As El Niño wanes, it's possible that the superheated temperatures on a global scale will

disappear in the next few months. However, it provides more evidence that the world needs to reduce emissions drastically and immediately. More importantly, this February's super-hot temperatures were not predicted by almost all weather scientists, indicating that the climate and environment are becoming less stable. Subsequent climate change is likely to become increasingly unpredictable and have more unintended consequences.


Unfortunately, this unusual weather phenomenon only got a limited amount of attention.

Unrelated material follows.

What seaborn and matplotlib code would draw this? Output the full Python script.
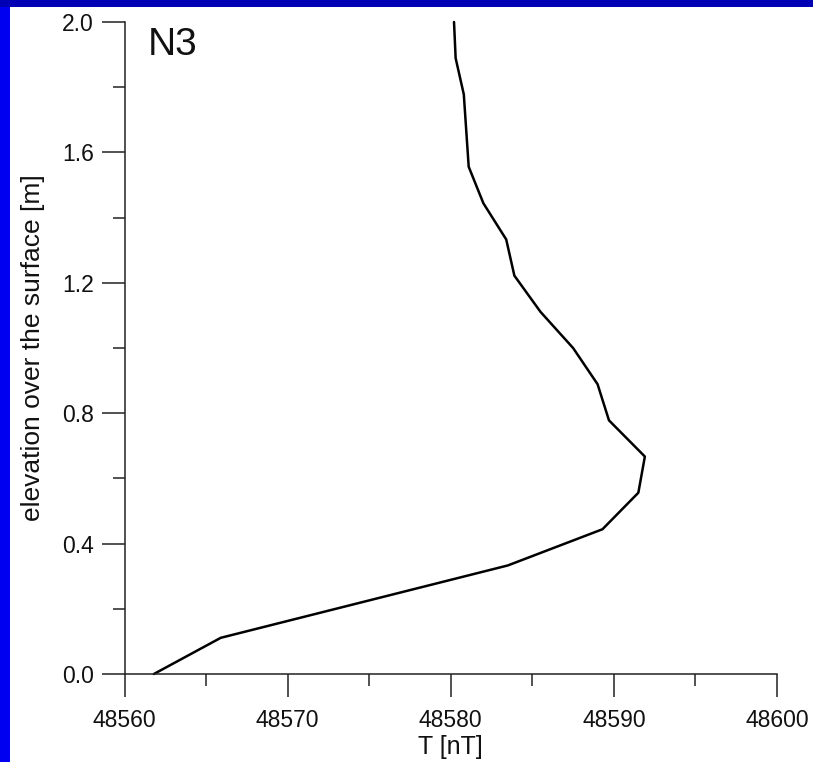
import matplotlib
matplotlib.use("Agg")
import matplotlib.pyplot as plt
import seaborn as sns
import pandas as pd
from matplotlib.ticker import MultipleLocator
from matplotlib.patches import Rectangle

elevation = [0.0, 0.111, 0.222, 0.333, 0.444, 0.556, 0.667, 0.778, 0.889, 1.0,
             1.111, 1.222, 1.333, 1.444, 1.556, 1.667, 1.778, 1.889, 2.0]
field_nT = [48561.8, 48565.9, 48574.7, 48583.5, 48589.3, 48591.5, 48591.9, 48589.7,
            48589.0, 48587.5, 48585.5, 48583.9, 48583.4, 48582.0, 48581.1, 48580.95,
            48580.8, 48580.3, 48580.2]
x_ticks = [48560, 48570, 48580, 48590, 48600]
y_ticks = [0.0, 0.4, 0.8, 1.2, 1.6, 2.0]
panel_label = "N3"

sns.set_style("white")
plt.rcParams['font.family'] = ['Liberation Sans', 'DejaVu Sans']

df = pd.DataFrame({"T": field_nT, "elev": elevation})

fig = plt.figure(figsize=(8.13, 7.62), dpi=100, facecolor="white")
W, H = 813, 762
# blue frame strips
fig.patches.append(Rectangle((0, 1 - 7 / H), 1, 7 / H, transform=fig.transFigure,
                             facecolor="#0000b4", edgecolor="none", zorder=0))
fig.patches.append(Rectangle((0, 0), 10 / W, 1 - 7 / H, transform=fig.transFigure,
                             facecolor="#0000f0", edgecolor="none", zorder=0))

ax = fig.add_axes([124.5 / W, (H - 674) / H, 652.5 / W, 652 / H])
ax.set_facecolor("white")
sns.lineplot(data=df, x="T", y="elev", sort=False, estimator=None, color="black",
             linewidth=1.8, ax=ax)

ax.set_xlim(48560, 48600)
ax.set_ylim(0, 2.0)
ax.set_xticks(x_ticks)
ax.set_yticks(y_ticks)
ax.set_xticklabels([str(v) for v in x_ticks])
ax.set_yticklabels([f"{v:.1f}" for v in y_ticks])
ax.xaxis.set_minor_locator(MultipleLocator(5))
ax.yaxis.set_minor_locator(MultipleLocator(0.2))

for s in ["top", "right"]:
    ax.spines[s].set_visible(False)
for s in ["left", "bottom"]:
    ax.spines[s].set_color("#222222")
    ax.spines[s].set_linewidth(1.1)

ax.tick_params(axis="both", which="both", bottom=True, left=True, top=False, right=False)
ax.tick_params(axis="both", which="major", direction="out", length=16.5, width=1.1,
               color="#222222", labelsize=16.5, labelcolor="#111111")
ax.tick_params(axis="both", which="minor", direction="out", length=8.5, width=1.1,
               color="#222222")
ax.tick_params(axis="y", which="major", pad=5.5)
ax.tick_params(axis="x", which="major", pad=9)

ax.set_xlabel("T [nT]", fontsize=18, color="#111111", labelpad=2)
ax.set_ylabel("elevation over the surface [m]", fontsize=19, color="#111111", labelpad=12)

ax.text(48561.45, 1.93, panel_label, fontsize=28, color="#111111", ha="left", va="center")

for line in ax.lines:
    line.set_clip_on(False)
    line.set_solid_joinstyle("round")

fig.savefig("out.png", dpi=100, facecolor="white")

Given the public’s attention is narrowed (people can’t focus on everything in the world), they

can only focus on events that are more intuitive and have a greater short-term impact, such as geopolitical conflicts. While reports of superheated temperatures have appeared in major

media outlets, they have received far less attention than other news, which is because the

public has not yet recognized environmental issues as a basic survival issue. It can be seen

that as the world becomes increasingly unstable, environmental issues will become less of a

priority. Therefore, environmental protection can no longer be advanced by relying on public

concerns. Instead, more comprehensive environmental protection mechanisms should be

established by nations or international organizations to deal with environmental changes in a

more serious manner. Only in this way can environmental protection be made more

independent and resistant to the influence of political and international situations.